Professor Kristan (Ralph Morgan, flanked by Mischa Auer as Zan the hunchback) shows the public one face, but saves another for private chambers after dark.
As a movie, this is nearly a one-man show for Ralph Morgan, who's handed a big challenge in having to play someone sometimes saintly (and later deeply repentant), and sometimes a mute fiend. Wendigo feels that Morgan managed to pull it off without getting insufferable in good-guy mode. He does the fiend bit without makeup, simply scowling and scrunching his hand, but it's still effective. Morgan's definitely the best actor in this group, which includes Mischa Auer as a mediocre hunchback and a helpless Maxine Doyle in the hopeless role of Marguerite. All the actors grapple with often-leaden dialogue, flattering least of all to poor Maxine Doyle. The film looks good, from what we could tell from the grungy Mill Creek DVD. It was always a good investment to rent those Universal sets, which give this film some much-needed class. Overall, Wendigo found it to be a decent little B-movie, acknowledging the limitations of mid-Thirties poverty-row filmmaking.

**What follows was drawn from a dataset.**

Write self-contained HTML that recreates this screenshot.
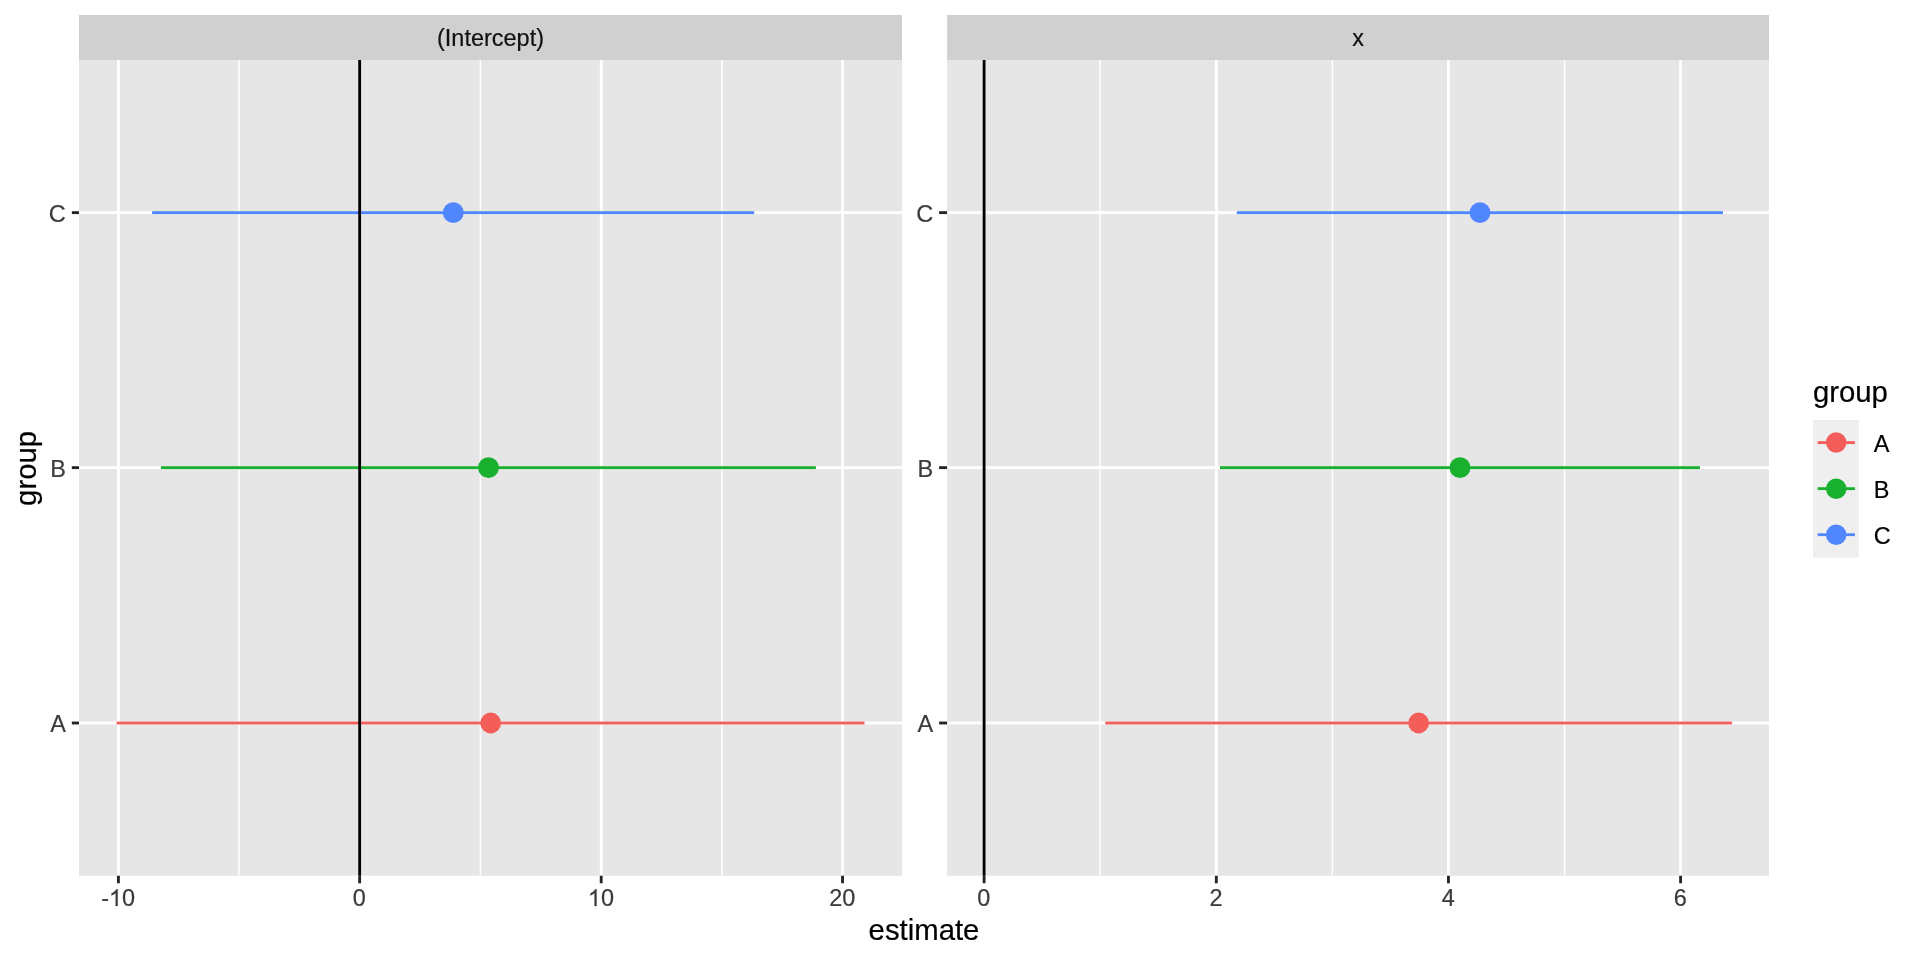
<!DOCTYPE html>
<html><head><meta charset="utf-8"><title>plot</title>
<style>html,body{margin:0;padding:0;background:#fff;}body{width:1920px;height:960px;overflow:hidden;}svg{display:block;will-change:transform;transform:translateZ(0);}text{font-family:"Liberation Sans",sans-serif;stroke-linejoin:round;}path{stroke-linejoin:round;}</style>
</head><body>
<svg width="1920" height="960" viewBox="0 0 1920 960">
<rect x="0" y="0" width="1920" height="960" fill="#FFFFFF"/>
<rect x="79.0" y="15.0" width="823.00" height="45.00" fill="#D0D0D0"/>
<rect x="79.0" y="60.0" width="823.00" height="815.75" fill="#E6E6E6"/>
<rect x="238.290" y="60.0" width="1.42" height="815.75" fill="#FFFFFF"/>
<rect x="479.690" y="60.0" width="1.42" height="815.75" fill="#FFFFFF"/>
<rect x="721.140" y="60.0" width="1.42" height="815.75" fill="#FFFFFF"/>
<rect x="116.978" y="60.0" width="2.845" height="815.75" fill="#FFFFFF"/>
<rect x="358.227" y="60.0" width="2.845" height="815.75" fill="#FFFFFF"/>
<rect x="599.778" y="60.0" width="2.845" height="815.75" fill="#FFFFFF"/>
<rect x="841.127" y="60.0" width="2.845" height="815.75" fill="#FFFFFF"/>
<rect x="79.0" y="211.227" width="823.00" height="2.845" fill="#FFFFFF"/>
<rect x="79.0" y="466.227" width="823.00" height="2.845" fill="#FFFFFF"/>
<rect x="79.0" y="721.577" width="823.00" height="2.845" fill="#FFFFFF"/>
<rect x="116.6" y="721.577" width="747.90" height="2.845" fill="#F45E5A"/>
<circle cx="490.7" cy="723.0" r="10.4" fill="#F45E5A"/>
<rect x="160.9" y="466.227" width="655.00" height="2.845" fill="#18B02E"/>
<circle cx="488.5" cy="467.65" r="10.4" fill="#18B02E"/>
<rect x="152.1" y="211.227" width="602.10" height="2.845" fill="#5087FF"/>
<circle cx="453.3" cy="212.65" r="10.4" fill="#5087FF"/>
<rect x="358.227" y="60.0" width="2.845" height="815.75" fill="#000000"/>
<rect x="116.978" y="875.75" width="2.845" height="7.5" fill="#242424"/>
<text x="101.14" y="906.1" font-size="23.47" fill="#3B3B3B" stroke="#3B3B3B" stroke-width="0.2">-</text>
<path transform="translate(108.96 906.1) scale(0.011460 -0.011460)" d="M763 0H583V1147Q518 1085 412.5 1023Q307 961 223 930V1104Q374 1175 487 1276Q600 1377 647 1472H763Z" fill="#3B3B3B" stroke="#3B3B3B" stroke-width="17.5"/>
<text x="122.01" y="906.1" font-size="23.47" fill="#3B3B3B" stroke="#3B3B3B" stroke-width="0.2">0</text>
<rect x="358.227" y="875.75" width="2.845" height="7.5" fill="#242424"/>
<text x="352.83" y="906.1" font-size="23.47" fill="#3B3B3B" stroke="#3B3B3B" stroke-width="0.2">0</text>
<rect x="599.778" y="875.75" width="2.845" height="7.5" fill="#242424"/>
<path transform="translate(587.85 906.1) scale(0.011460 -0.011460)" d="M763 0H583V1147Q518 1085 412.5 1023Q307 961 223 930V1104Q374 1175 487 1276Q600 1377 647 1472H763Z" fill="#3B3B3B" stroke="#3B3B3B" stroke-width="17.5"/>
<text x="600.90" y="906.1" font-size="23.47" fill="#3B3B3B" stroke="#3B3B3B" stroke-width="0.2">0</text>
<rect x="841.127" y="875.75" width="2.845" height="7.5" fill="#242424"/>
<text x="829.20" y="906.1" font-size="23.47" fill="#3B3B3B" stroke="#3B3B3B" stroke-width="0.2">2</text>
<text x="842.25" y="906.1" font-size="23.47" fill="#3B3B3B" stroke="#3B3B3B" stroke-width="0.2">0</text>
<rect x="71.85" y="211.227" width="7.15" height="2.845" fill="#242424"/>
<text x="65.80" y="221.85" font-size="23.47" fill="#3B3B3B" stroke="#3B3B3B" stroke-width="0.2" text-anchor="end">C</text>
<rect x="71.85" y="466.227" width="7.15" height="2.845" fill="#242424"/>
<text x="65.80" y="476.85" font-size="23.47" fill="#3B3B3B" stroke="#3B3B3B" stroke-width="0.2" text-anchor="end">B</text>
<rect x="71.85" y="721.577" width="7.15" height="2.845" fill="#242424"/>
<text x="65.80" y="732.20" font-size="23.47" fill="#3B3B3B" stroke="#3B3B3B" stroke-width="0.2" text-anchor="end">A</text>
<rect x="947.1" y="15.0" width="821.90" height="45.00" fill="#D0D0D0"/>
<rect x="947.1" y="60.0" width="821.90" height="815.75" fill="#E6E6E6"/>
<rect x="1099.440" y="60.0" width="1.42" height="815.75" fill="#FFFFFF"/>
<rect x="1331.690" y="60.0" width="1.42" height="815.75" fill="#FFFFFF"/>
<rect x="1563.790" y="60.0" width="1.42" height="815.75" fill="#FFFFFF"/>
<rect x="982.678" y="60.0" width="2.845" height="815.75" fill="#FFFFFF"/>
<rect x="1214.878" y="60.0" width="2.845" height="815.75" fill="#FFFFFF"/>
<rect x="1447.028" y="60.0" width="2.845" height="815.75" fill="#FFFFFF"/>
<rect x="1679.178" y="60.0" width="2.845" height="815.75" fill="#FFFFFF"/>
<rect x="947.1" y="211.227" width="821.90" height="2.845" fill="#FFFFFF"/>
<rect x="947.1" y="466.227" width="821.90" height="2.845" fill="#FFFFFF"/>
<rect x="947.1" y="721.577" width="821.90" height="2.845" fill="#FFFFFF"/>
<rect x="1105.25" y="721.577" width="626.70" height="2.845" fill="#F45E5A"/>
<circle cx="1418.6" cy="723.0" r="10.4" fill="#F45E5A"/>
<rect x="1220.0" y="466.227" width="479.90" height="2.845" fill="#18B02E"/>
<circle cx="1460.0" cy="467.65" r="10.4" fill="#18B02E"/>
<rect x="1236.8" y="211.227" width="486.20" height="2.845" fill="#5087FF"/>
<circle cx="1480.0" cy="212.65" r="10.4" fill="#5087FF"/>
<rect x="982.678" y="60.0" width="2.845" height="815.75" fill="#000000"/>
<rect x="982.678" y="875.75" width="2.845" height="7.5" fill="#242424"/>
<text x="977.28" y="906.1" font-size="23.47" fill="#3B3B3B" stroke="#3B3B3B" stroke-width="0.2">0</text>
<rect x="1214.878" y="875.75" width="2.845" height="7.5" fill="#242424"/>
<text x="1209.48" y="906.1" font-size="23.47" fill="#3B3B3B" stroke="#3B3B3B" stroke-width="0.2">2</text>
<rect x="1447.028" y="875.75" width="2.845" height="7.5" fill="#242424"/>
<text x="1441.63" y="906.1" font-size="23.47" fill="#3B3B3B" stroke="#3B3B3B" stroke-width="0.2">4</text>
<rect x="1679.178" y="875.75" width="2.845" height="7.5" fill="#242424"/>
<text x="1673.78" y="906.1" font-size="23.47" fill="#3B3B3B" stroke="#3B3B3B" stroke-width="0.2">6</text>
<rect x="939.10" y="211.227" width="8.0" height="2.845" fill="#242424"/>
<text x="933.25" y="221.85" font-size="23.47" fill="#3B3B3B" stroke="#3B3B3B" stroke-width="0.2" text-anchor="end">C</text>
<rect x="939.10" y="466.227" width="8.0" height="2.845" fill="#242424"/>
<text x="933.25" y="476.85" font-size="23.47" fill="#3B3B3B" stroke="#3B3B3B" stroke-width="0.2" text-anchor="end">B</text>
<rect x="939.10" y="721.577" width="8.0" height="2.845" fill="#242424"/>
<text x="933.25" y="732.20" font-size="23.47" fill="#3B3B3B" stroke="#3B3B3B" stroke-width="0.2" text-anchor="end">A</text>
<text x="490.5" y="45.6" font-size="23.47" fill="#101010" stroke="#101010" stroke-width="0.2" text-anchor="middle">(Intercept)</text>
<text x="1358" y="45.6" font-size="23.47" fill="#101010" stroke="#101010" stroke-width="0.2" text-anchor="middle">x</text>
<text x="924" y="939.8" font-size="29.33" fill="#000" stroke="#000" stroke-width="0.2" text-anchor="middle">estimate</text>
<text transform="translate(35.6 468.4) rotate(-90)" font-size="29.33" fill="#000" stroke="#000" stroke-width="0.2" text-anchor="middle">group</text>
<text x="1812.9" y="401.8" font-size="29.33" fill="#000" stroke="#000" stroke-width="0.2">group</text>
<rect x="1813.0" y="420.0" width="45.90" height="137.70" fill="#EFEFEF"/>
<rect x="1817.7" y="441.178" width="37.2" height="2.845" fill="#F45E5A"/>
<circle cx="1836.2" cy="442.60" r="10.25" fill="#F45E5A"/>
<text x="1873.7" y="452.00" font-size="23.47" fill="#000" stroke="#000" stroke-width="0.2">A</text>
<rect x="1817.7" y="487.228" width="37.2" height="2.845" fill="#18B02E"/>
<circle cx="1836.2" cy="488.65" r="10.25" fill="#18B02E"/>
<text x="1873.7" y="497.90" font-size="23.47" fill="#000" stroke="#000" stroke-width="0.2">B</text>
<rect x="1817.7" y="533.278" width="37.2" height="2.845" fill="#5087FF"/>
<circle cx="1836.2" cy="534.70" r="10.25" fill="#5087FF"/>
<text x="1873.7" y="543.80" font-size="23.47" fill="#000" stroke="#000" stroke-width="0.2">C</text>
</svg></body></html>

It's also an intriguing milestone in the evolution of American vampire cinema.The big suspense moment in Condemned to Live comes when Marguerite gradually blows out all the candles in her living room to soothe Kristan's tired eyes, not realizing (despite his warnings) that darkness triggers his fiendish transformation. I can imagine 1935 audiences yelling out how stupid she was, but I also like to think people were more polite back then.
1 comment:
I think that's a pretty fair review. Not a masterpiece but still entertaining.